Which makes sense if it only works with excess contributions (Roth limitations). So, after all this inconclusive information, I went ahead and decided to match 5% of my income into a Roth 401k. I really have nothing to lose, if I can't touch it until I'm 65, then I guess I'll be getting it then (or my kids will). Or I'll just take it out with a 10% penalty, but doubled money (the only reason I might stay in it).  

But, right after it goes in, I will see if I can remove my contribution and see what happens. If the employee match stays, then I'll keep adding and removing, magically making free money for when I'm 65 appear, and keeping my after-tax income. If the match doesn't stay, or they won't give me my money back, then I will simply turn off the feature, and continue as normal, waiting for this boring market to bubble and crash so I can add more dividends. There's a good chance this might happen in September, when the stay of execution for people not paying mortgages and rents will come due...

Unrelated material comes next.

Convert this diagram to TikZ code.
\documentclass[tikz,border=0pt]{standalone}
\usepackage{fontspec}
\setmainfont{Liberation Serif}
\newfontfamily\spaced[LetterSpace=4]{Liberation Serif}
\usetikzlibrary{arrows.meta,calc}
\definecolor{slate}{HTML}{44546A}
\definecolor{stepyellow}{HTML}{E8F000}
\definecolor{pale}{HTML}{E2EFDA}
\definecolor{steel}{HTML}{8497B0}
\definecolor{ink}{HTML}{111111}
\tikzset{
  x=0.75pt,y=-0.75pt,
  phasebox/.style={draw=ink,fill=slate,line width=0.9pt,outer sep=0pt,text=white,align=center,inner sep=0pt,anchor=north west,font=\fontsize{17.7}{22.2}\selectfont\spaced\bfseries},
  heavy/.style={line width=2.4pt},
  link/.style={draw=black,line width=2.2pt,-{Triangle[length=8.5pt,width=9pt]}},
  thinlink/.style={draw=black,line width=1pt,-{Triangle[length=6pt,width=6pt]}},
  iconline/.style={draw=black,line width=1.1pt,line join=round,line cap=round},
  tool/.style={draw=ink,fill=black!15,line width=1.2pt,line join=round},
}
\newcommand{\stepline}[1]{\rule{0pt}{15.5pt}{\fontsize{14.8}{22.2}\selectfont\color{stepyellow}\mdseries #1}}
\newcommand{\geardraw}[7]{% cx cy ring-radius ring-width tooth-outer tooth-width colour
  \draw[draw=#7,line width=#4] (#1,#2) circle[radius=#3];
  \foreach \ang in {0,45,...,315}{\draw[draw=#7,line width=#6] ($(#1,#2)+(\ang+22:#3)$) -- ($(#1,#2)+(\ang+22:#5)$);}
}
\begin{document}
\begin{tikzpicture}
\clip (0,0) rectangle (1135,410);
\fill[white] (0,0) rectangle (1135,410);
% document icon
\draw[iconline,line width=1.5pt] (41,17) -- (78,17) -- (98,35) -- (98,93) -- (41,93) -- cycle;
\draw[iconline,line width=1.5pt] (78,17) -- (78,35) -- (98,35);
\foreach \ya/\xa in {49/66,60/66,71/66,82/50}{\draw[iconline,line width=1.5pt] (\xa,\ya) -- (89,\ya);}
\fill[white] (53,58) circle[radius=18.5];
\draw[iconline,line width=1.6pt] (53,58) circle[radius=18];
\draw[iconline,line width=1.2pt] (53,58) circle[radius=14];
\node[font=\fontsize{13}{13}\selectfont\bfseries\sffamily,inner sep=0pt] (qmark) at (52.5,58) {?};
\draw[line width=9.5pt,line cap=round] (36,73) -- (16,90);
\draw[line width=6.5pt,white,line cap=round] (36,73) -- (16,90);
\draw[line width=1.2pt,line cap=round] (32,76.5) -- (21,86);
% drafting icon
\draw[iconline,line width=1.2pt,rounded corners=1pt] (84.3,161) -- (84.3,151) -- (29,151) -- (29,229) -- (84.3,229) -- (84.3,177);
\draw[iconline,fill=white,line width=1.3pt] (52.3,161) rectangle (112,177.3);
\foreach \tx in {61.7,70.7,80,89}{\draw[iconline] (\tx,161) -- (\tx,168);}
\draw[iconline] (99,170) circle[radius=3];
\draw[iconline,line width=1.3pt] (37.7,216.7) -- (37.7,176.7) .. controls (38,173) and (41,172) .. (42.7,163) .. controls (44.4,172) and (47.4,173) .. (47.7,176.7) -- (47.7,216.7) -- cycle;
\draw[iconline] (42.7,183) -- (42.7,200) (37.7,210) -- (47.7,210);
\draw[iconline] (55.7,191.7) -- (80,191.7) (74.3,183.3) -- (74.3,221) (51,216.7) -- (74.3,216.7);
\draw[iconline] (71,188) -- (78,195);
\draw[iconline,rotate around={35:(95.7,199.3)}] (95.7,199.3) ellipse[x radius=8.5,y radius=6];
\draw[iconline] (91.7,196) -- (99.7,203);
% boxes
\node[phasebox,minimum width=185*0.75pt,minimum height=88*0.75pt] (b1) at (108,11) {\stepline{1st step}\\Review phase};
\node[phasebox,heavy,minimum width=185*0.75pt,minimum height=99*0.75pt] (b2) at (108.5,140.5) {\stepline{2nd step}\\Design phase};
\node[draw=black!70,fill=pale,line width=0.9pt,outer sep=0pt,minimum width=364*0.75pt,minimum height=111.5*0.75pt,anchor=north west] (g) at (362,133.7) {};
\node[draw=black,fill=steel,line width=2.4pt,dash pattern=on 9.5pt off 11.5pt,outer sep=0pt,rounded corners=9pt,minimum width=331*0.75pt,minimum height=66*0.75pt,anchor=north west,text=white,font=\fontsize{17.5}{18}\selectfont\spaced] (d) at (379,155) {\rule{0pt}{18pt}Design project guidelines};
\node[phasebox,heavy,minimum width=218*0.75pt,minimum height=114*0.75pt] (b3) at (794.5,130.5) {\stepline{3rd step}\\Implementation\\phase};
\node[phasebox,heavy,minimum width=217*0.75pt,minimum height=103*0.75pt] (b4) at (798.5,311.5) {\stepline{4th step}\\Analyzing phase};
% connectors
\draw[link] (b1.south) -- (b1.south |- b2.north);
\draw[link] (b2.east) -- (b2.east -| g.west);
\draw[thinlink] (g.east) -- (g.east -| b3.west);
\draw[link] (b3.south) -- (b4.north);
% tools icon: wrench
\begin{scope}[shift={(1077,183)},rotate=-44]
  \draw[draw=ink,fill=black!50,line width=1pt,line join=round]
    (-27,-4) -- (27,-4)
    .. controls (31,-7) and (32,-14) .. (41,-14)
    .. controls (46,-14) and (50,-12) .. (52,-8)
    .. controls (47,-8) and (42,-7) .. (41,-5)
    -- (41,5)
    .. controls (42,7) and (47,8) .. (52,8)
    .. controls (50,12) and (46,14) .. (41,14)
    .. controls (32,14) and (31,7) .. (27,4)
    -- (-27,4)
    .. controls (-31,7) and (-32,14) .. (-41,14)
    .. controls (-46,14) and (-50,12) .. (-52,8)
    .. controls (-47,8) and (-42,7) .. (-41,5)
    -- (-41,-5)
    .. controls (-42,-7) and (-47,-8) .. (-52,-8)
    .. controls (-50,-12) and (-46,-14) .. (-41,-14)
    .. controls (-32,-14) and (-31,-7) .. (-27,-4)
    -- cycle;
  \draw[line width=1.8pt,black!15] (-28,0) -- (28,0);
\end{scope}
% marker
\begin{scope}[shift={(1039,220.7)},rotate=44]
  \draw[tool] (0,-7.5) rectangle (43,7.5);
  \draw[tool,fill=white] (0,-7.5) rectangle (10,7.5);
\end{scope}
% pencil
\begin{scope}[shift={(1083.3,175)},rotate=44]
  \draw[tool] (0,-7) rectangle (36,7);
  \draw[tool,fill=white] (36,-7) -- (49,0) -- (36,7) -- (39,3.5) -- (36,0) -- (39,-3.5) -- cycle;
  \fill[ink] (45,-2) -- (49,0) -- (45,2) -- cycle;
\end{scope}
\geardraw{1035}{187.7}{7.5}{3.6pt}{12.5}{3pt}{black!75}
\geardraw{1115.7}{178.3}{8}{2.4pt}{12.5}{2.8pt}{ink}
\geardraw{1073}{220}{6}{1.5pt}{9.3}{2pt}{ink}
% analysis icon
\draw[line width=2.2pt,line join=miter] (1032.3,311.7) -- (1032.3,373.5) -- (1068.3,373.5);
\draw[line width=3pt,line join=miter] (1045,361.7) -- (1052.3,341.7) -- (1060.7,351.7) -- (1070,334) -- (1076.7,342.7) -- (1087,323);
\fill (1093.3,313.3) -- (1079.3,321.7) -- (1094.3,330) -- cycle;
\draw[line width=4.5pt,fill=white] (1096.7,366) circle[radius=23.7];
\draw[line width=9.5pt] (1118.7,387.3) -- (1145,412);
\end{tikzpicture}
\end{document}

Dividend Increases & Special Payouts
  • Qualcomm Incorporated (NASDAQ:QCOM) has approved a 5% increase in the Company's quarterly cash dividend.  The quarterly cash dividend will increase from $0.65 to $0.68 per share and will be effective for quarterly dividends payable after March 25, 2021.  This one has been really growing in value, too.  I picked a winner.
  • Realty Income (NYSE:O) declares $0.235/share monthly dividend0.2% increase from prior dividend of $0.2345.  Just a hair, but I'll take whatever I can from REITs after the lockdowns.